%%
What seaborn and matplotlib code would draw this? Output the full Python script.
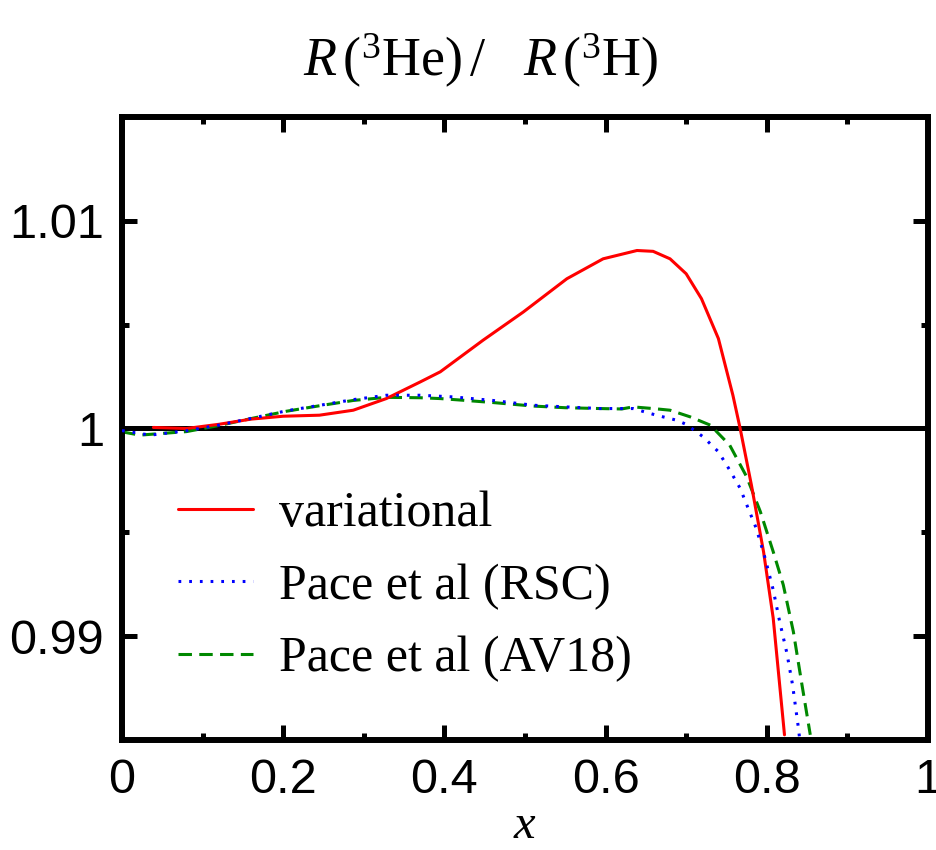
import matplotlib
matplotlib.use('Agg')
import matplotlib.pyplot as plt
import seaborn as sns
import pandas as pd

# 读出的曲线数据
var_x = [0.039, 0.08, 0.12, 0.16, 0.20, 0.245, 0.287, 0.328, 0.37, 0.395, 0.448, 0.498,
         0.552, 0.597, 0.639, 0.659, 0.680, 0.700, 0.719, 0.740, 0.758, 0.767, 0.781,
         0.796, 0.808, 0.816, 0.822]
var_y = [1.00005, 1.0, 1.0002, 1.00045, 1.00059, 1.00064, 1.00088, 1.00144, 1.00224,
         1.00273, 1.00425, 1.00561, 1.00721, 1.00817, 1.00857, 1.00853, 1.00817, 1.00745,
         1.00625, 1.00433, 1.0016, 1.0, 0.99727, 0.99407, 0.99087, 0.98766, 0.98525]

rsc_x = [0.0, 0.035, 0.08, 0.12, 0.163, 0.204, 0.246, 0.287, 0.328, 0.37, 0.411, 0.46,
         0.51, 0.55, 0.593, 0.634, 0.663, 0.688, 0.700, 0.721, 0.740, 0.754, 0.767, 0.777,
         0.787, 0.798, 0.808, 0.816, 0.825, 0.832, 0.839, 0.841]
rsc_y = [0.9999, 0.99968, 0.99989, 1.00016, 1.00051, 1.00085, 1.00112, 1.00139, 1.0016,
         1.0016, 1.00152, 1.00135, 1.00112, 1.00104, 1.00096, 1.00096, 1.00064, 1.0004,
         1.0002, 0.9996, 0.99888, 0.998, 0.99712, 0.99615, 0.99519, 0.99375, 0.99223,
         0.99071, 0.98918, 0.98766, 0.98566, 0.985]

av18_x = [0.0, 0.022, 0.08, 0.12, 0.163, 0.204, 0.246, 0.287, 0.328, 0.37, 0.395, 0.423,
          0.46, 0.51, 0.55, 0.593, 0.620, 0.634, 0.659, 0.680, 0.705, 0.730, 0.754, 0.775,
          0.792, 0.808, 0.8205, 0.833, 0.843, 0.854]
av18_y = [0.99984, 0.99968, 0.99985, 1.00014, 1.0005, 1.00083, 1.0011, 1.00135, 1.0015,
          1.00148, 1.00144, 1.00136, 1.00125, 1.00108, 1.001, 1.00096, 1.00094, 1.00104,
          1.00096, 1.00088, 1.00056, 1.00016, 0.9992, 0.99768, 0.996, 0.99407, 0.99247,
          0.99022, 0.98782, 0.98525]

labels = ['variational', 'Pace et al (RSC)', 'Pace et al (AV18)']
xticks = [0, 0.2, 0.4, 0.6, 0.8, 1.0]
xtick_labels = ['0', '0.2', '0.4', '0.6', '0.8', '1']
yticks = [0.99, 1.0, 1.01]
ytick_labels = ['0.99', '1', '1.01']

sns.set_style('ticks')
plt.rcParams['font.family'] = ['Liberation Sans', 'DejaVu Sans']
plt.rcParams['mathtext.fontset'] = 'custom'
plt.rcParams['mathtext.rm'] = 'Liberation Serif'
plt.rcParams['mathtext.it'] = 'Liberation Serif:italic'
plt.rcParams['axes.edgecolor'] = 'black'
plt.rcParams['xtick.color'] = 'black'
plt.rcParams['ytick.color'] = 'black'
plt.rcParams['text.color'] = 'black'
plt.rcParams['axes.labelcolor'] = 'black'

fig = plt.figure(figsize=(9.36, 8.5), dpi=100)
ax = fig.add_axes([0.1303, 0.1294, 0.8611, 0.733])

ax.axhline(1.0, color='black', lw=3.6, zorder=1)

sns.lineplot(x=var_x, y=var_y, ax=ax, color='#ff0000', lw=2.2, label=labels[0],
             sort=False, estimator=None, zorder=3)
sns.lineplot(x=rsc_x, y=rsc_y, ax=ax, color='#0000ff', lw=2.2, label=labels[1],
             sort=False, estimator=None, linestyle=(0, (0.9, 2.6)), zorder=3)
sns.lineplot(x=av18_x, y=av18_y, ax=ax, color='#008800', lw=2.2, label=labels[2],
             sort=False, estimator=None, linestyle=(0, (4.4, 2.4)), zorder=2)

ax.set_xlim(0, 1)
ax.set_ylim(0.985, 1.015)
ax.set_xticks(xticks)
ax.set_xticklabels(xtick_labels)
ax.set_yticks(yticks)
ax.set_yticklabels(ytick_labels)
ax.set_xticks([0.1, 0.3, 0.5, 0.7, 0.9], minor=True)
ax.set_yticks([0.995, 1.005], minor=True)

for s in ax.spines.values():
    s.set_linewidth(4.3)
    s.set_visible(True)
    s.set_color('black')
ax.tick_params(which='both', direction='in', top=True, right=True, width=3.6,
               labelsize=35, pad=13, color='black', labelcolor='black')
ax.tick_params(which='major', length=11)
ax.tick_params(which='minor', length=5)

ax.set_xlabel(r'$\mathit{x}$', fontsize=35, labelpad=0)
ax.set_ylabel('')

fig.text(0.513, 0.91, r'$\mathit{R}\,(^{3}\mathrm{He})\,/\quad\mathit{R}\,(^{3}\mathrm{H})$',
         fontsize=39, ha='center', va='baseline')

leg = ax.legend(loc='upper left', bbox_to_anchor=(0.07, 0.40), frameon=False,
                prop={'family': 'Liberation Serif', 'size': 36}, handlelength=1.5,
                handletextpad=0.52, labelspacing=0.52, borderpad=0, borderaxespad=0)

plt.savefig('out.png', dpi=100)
%%
• WORK INSTRUCTIONS
Quote every line word for word and keep the images out of the copy.

• ANSWER TO THIS TASK
What seaborn and matplotlib code would draw this? Output the full Python script.
import matplotlib
matplotlib.use('Agg')
import matplotlib.pyplot as plt
import seaborn as sns
import pandas as pd

# 读出的曲线数据
var_x = [0.039, 0.08, 0.12, 0.16, 0.20, 0.245, 0.287, 0.328, 0.37, 0.395, 0.448, 0.498,
         0.552, 0.597, 0.639, 0.659, 0.680, 0.700, 0.719, 0.740, 0.758, 0.767, 0.781,
         0.796, 0.808, 0.816, 0.822]
var_y = [1.00005, 1.0, 1.0002, 1.00045, 1.00059, 1.00064, 1.00088, 1.00144, 1.00224,
         1.00273, 1.00425, 1.00561, 1.00721, 1.00817, 1.00857, 1.00853, 1.00817, 1.00745,
         1.00625, 1.00433, 1.0016, 1.0, 0.99727, 0.99407, 0.99087, 0.98766, 0.98525]

rsc_x = [0.0, 0.035, 0.08, 0.12, 0.163, 0.204, 0.246, 0.287, 0.328, 0.37, 0.411, 0.46,
         0.51, 0.55, 0.593, 0.634, 0.663, 0.688, 0.700, 0.721, 0.740, 0.754, 0.767, 0.777,
         0.787, 0.798, 0.808, 0.816, 0.825, 0.832, 0.839, 0.841]
rsc_y = [0.9999, 0.99968, 0.99989, 1.00016, 1.00051, 1.00085, 1.00112, 1.00139, 1.0016,
         1.0016, 1.00152, 1.00135, 1.00112, 1.00104, 1.00096, 1.00096, 1.00064, 1.0004,
         1.0002, 0.9996, 0.99888, 0.998, 0.99712, 0.99615, 0.99519, 0.99375, 0.99223,
         0.99071, 0.98918, 0.98766, 0.98566, 0.985]

av18_x = [0.0, 0.022, 0.08, 0.12, 0.163, 0.204, 0.246, 0.287, 0.328, 0.37, 0.395, 0.423,
          0.46, 0.51, 0.55, 0.593, 0.620, 0.634, 0.659, 0.680, 0.705, 0.730, 0.754, 0.775,
          0.792, 0.808, 0.8205, 0.833, 0.843, 0.854]
av18_y = [0.99984, 0.99968, 0.99985, 1.00014, 1.0005, 1.00083, 1.0011, 1.00135, 1.0015,
          1.00148, 1.00144, 1.00136, 1.00125, 1.00108, 1.001, 1.00096, 1.00094, 1.00104,
          1.00096, 1.00088, 1.00056, 1.00016, 0.9992, 0.99768, 0.996, 0.99407, 0.99247,
          0.99022, 0.98782, 0.98525]

labels = ['variational', 'Pace et al (RSC)', 'Pace et al (AV18)']
xticks = [0, 0.2, 0.4, 0.6, 0.8, 1.0]
xtick_labels = ['0', '0.2', '0.4', '0.6', '0.8', '1']
yticks = [0.99, 1.0, 1.01]
ytick_labels = ['0.99', '1', '1.01']

sns.set_style('ticks')
plt.rcParams['font.family'] = ['Liberation Sans', 'DejaVu Sans']
plt.rcParams['mathtext.fontset'] = 'custom'
plt.rcParams['mathtext.rm'] = 'Liberation Serif'
plt.rcParams['mathtext.it'] = 'Liberation Serif:italic'
plt.rcParams['axes.edgecolor'] = 'black'
plt.rcParams['xtick.color'] = 'black'
plt.rcParams['ytick.color'] = 'black'
plt.rcParams['text.color'] = 'black'
plt.rcParams['axes.labelcolor'] = 'black'

fig = plt.figure(figsize=(9.36, 8.5), dpi=100)
ax = fig.add_axes([0.1303, 0.1294, 0.8611, 0.733])

ax.axhline(1.0, color='black', lw=3.6, zorder=1)

sns.lineplot(x=var_x, y=var_y, ax=ax, color='#ff0000', lw=2.2, label=labels[0],
             sort=False, estimator=None, zorder=3)
sns.lineplot(x=rsc_x, y=rsc_y, ax=ax, color='#0000ff', lw=2.2, label=labels[1],
             sort=False, estimator=None, linestyle=(0, (0.9, 2.6)), zorder=3)
sns.lineplot(x=av18_x, y=av18_y, ax=ax, color='#008800', lw=2.2, label=labels[2],
             sort=False, estimator=None, linestyle=(0, (4.4, 2.4)), zorder=2)

ax.set_xlim(0, 1)
ax.set_ylim(0.985, 1.015)
ax.set_xticks(xticks)
ax.set_xticklabels(xtick_labels)
ax.set_yticks(yticks)
ax.set_yticklabels(ytick_labels)
ax.set_xticks([0.1, 0.3, 0.5, 0.7, 0.9], minor=True)
ax.set_yticks([0.995, 1.005], minor=True)

for s in ax.spines.values():
    s.set_linewidth(4.3)
    s.set_visible(True)
    s.set_color('black')
ax.tick_params(which='both', direction='in', top=True, right=True, width=3.6,
               labelsize=35, pad=13, color='black', labelcolor='black')
ax.tick_params(which='major', length=11)
ax.tick_params(which='minor', length=5)

ax.set_xlabel(r'$\mathit{x}$', fontsize=35, labelpad=0)
ax.set_ylabel('')

fig.text(0.513, 0.91, r'$\mathit{R}\,(^{3}\mathrm{He})\,/\quad\mathit{R}\,(^{3}\mathrm{H})$',
         fontsize=39, ha='center', va='baseline')

leg = ax.legend(loc='upper left', bbox_to_anchor=(0.07, 0.40), frameon=False,
                prop={'family': 'Liberation Serif', 'size': 36}, handlelength=1.5,
                handletextpad=0.52, labelspacing=0.52, borderpad=0, borderaxespad=0)

plt.savefig('out.png', dpi=100)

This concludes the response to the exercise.